AIM ->
Find the lines with the string "chart" and return them.

*** COLLECTED MATERIAL ***

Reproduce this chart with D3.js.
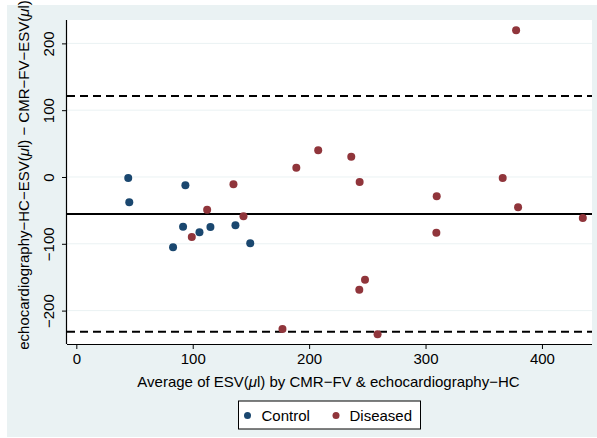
<!DOCTYPE html>
<html>
<head>
<meta charset="utf-8">
<script src="https://cdn.jsdelivr.net/npm/d3@7"></script>
<style>
html,body{margin:0;padding:0;background:#fff;}
svg{display:block;font-family:"Liberation Sans",Arial,Helvetica,sans-serif;}
</style>
</head>
<body>
<svg id="chart" width="597" height="438"></svg>
<script>
// Data (x = average ESV, y = difference)
const controlX = [44.6, 45.5, 93.7, 83.1, 91.7, 105.8, 115.2, 136.7, 149.4];
const controlY = [-1.5, -37.9, -12.4, -105, -74.4, -82.8, -74.9, -72.3, -99.3];
const diseasedX = [112.4, 135, 143.6, 99.2, 177.1, 189, 207.8, 236.2, 243.4, 309.6, 366.3, 377.8, 379.5, 435.1, 309.3, 248, 243.1, 258.8];
const diseasedY = [-48.9, -11, -58.8, -89.8, -227.5, 13.9, 40, 30.4, -7.5, -28.9, -1.5, 219.6, -45.4, -61.4, -83.4, -153.7, -168.7, -235.5];
const seriesNames = ["Control", "Diseased"];
const xTicks = [0, 100, 200, 300, 400];
const yTicks = [-200, -100, 0, 100, 200];
const meanDiff = -55.3;
const limits = [121.3, -231.7];

const colors = {Control: "#1a476f", Diseased: "#90353b"};
const FS = 15;
const svg = d3.select("#chart");

// outer background
svg.append("rect").attr("x", 7).attr("y", 5).attr("width", 590).attr("height", 432).attr("fill", "#eaf2f3");

const L = 67, R = 592, T = 20, B = 344;
svg.append("rect").attr("x", L).attr("y", T).attr("width", R - L).attr("height", B - T).attr("fill", "#fff");

const x = d3.scaleLinear().domain([-8, 443]).range([L, R]);
const y = d3.scaleLinear().domain([-250, 235]).range([B, T]);

// gridlines
svg.append("g").selectAll("line").data(yTicks).join("line")
  .attr("x1", L).attr("x2", R)
  .attr("y1", d => y(d)).attr("y2", d => y(d))
  .attr("stroke", "#eaf2f3").attr("stroke-width", 1);

// mean line and limits
svg.append("line").attr("x1", L).attr("x2", R)
  .attr("y1", y(meanDiff)).attr("y2", y(meanDiff))
  .attr("stroke", "#000").attr("stroke-width", 2);
svg.append("g").selectAll("line").data(limits).join("line")
  .attr("x1", L).attr("x2", R)
  .attr("y1", d => y(d)).attr("y2", d => y(d))
  .attr("stroke", "#000").attr("stroke-width", 2).attr("stroke-dasharray", "8,5");

// axes
const xAxis = svg.append("g").attr("transform", `translate(0,${B})`)
  .call(d3.axisBottom(x).tickValues(xTicks).tickSize(5).tickPadding(4));
xAxis.select(".domain").attr("d", `M${L},0.5H${R}`).attr("stroke", "#000").attr("stroke-width", 1.2);
xAxis.selectAll("text").attr("font-size", FS).attr("fill", "#000").attr("font-family", "Liberation Sans, Arial, sans-serif");

const yAxis = svg.append("g").attr("transform", `translate(${L},0)`)
  .call(d3.axisLeft(y).tickValues(yTicks).tickSize(5).tickFormat(d3.format("d")));
yAxis.select(".domain").attr("d", `M-0.5,${T}V${B}`).attr("stroke", "#000").attr("stroke-width", 1.2);
yAxis.selectAll("text")
  .attr("font-size", FS).attr("fill", "#000").attr("font-family", "Liberation Sans, Arial, sans-serif")
  .attr("x", null).attr("dy", null)
  .attr("text-anchor", "middle")
  .attr("transform", "translate(-13,0) rotate(-90)");

// points
const pts = [];
controlX.forEach((v, i) => pts.push({s: "Control", x: v, y: controlY[i]}));
diseasedX.forEach((v, i) => pts.push({s: "Diseased", x: v, y: diseasedY[i]}));
svg.append("g").selectAll("circle").data(pts).join("circle")
  .attr("cx", d => x(d.x)).attr("cy", d => y(d.y)).attr("r", 4)
  .attr("fill", d => colors[d.s]);

// axis titles
const xt = svg.append("text").attr("x", (L + R) / 2 - 1).attr("y", 387)
  .attr("text-anchor", "middle").attr("font-size", FS).attr("fill", "#000");
xt.append("tspan").text("Average of ESV(");
xt.append("tspan").attr("font-style", "italic").text("μ");
xt.append("tspan").text("l) by CMR\u2212FV & echocardiography\u2212HC");

const yt = svg.append("text").attr("transform", `translate(29,${(T + B) / 2 - 7}) rotate(-90)`)
  .attr("text-anchor", "middle").attr("font-size", FS).attr("fill", "#000");
yt.append("tspan").text("echocardiography\u2212HC\u2212ESV(");
yt.append("tspan").attr("font-style", "italic").text("μ");
yt.append("tspan").text("l) \u2212 CMR\u2212FV\u2212ESV(");
yt.append("tspan").attr("font-style", "italic").text("μ");
yt.append("tspan").text("l)");

// legend
const lg = svg.append("g");
lg.append("rect").attr("x", 238.5).attr("y", 401).attr("width", 182).attr("height", 28)
  .attr("fill", "#fff").attr("stroke", "#000").attr("stroke-width", 1);
const legDot = [247.5, 336];
const legText = [261.5, 349.5];
seriesNames.forEach((n, i) => {
  lg.append("circle").attr("cx", legDot[i]).attr("cy", 415.5).attr("r", 3.5).attr("fill", colors[n]);
  lg.append("text").attr("x", legText[i]).attr("y", 421).attr("font-size", 15).attr("fill", "#000").text(n);
});
</script>
</body>
</html>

***

EXERCISE OUTPUT ->
Reproduce this chart with D3.js.
<svg id="chart" width="597" height="438"></svg>
const svg = d3.select("#chart");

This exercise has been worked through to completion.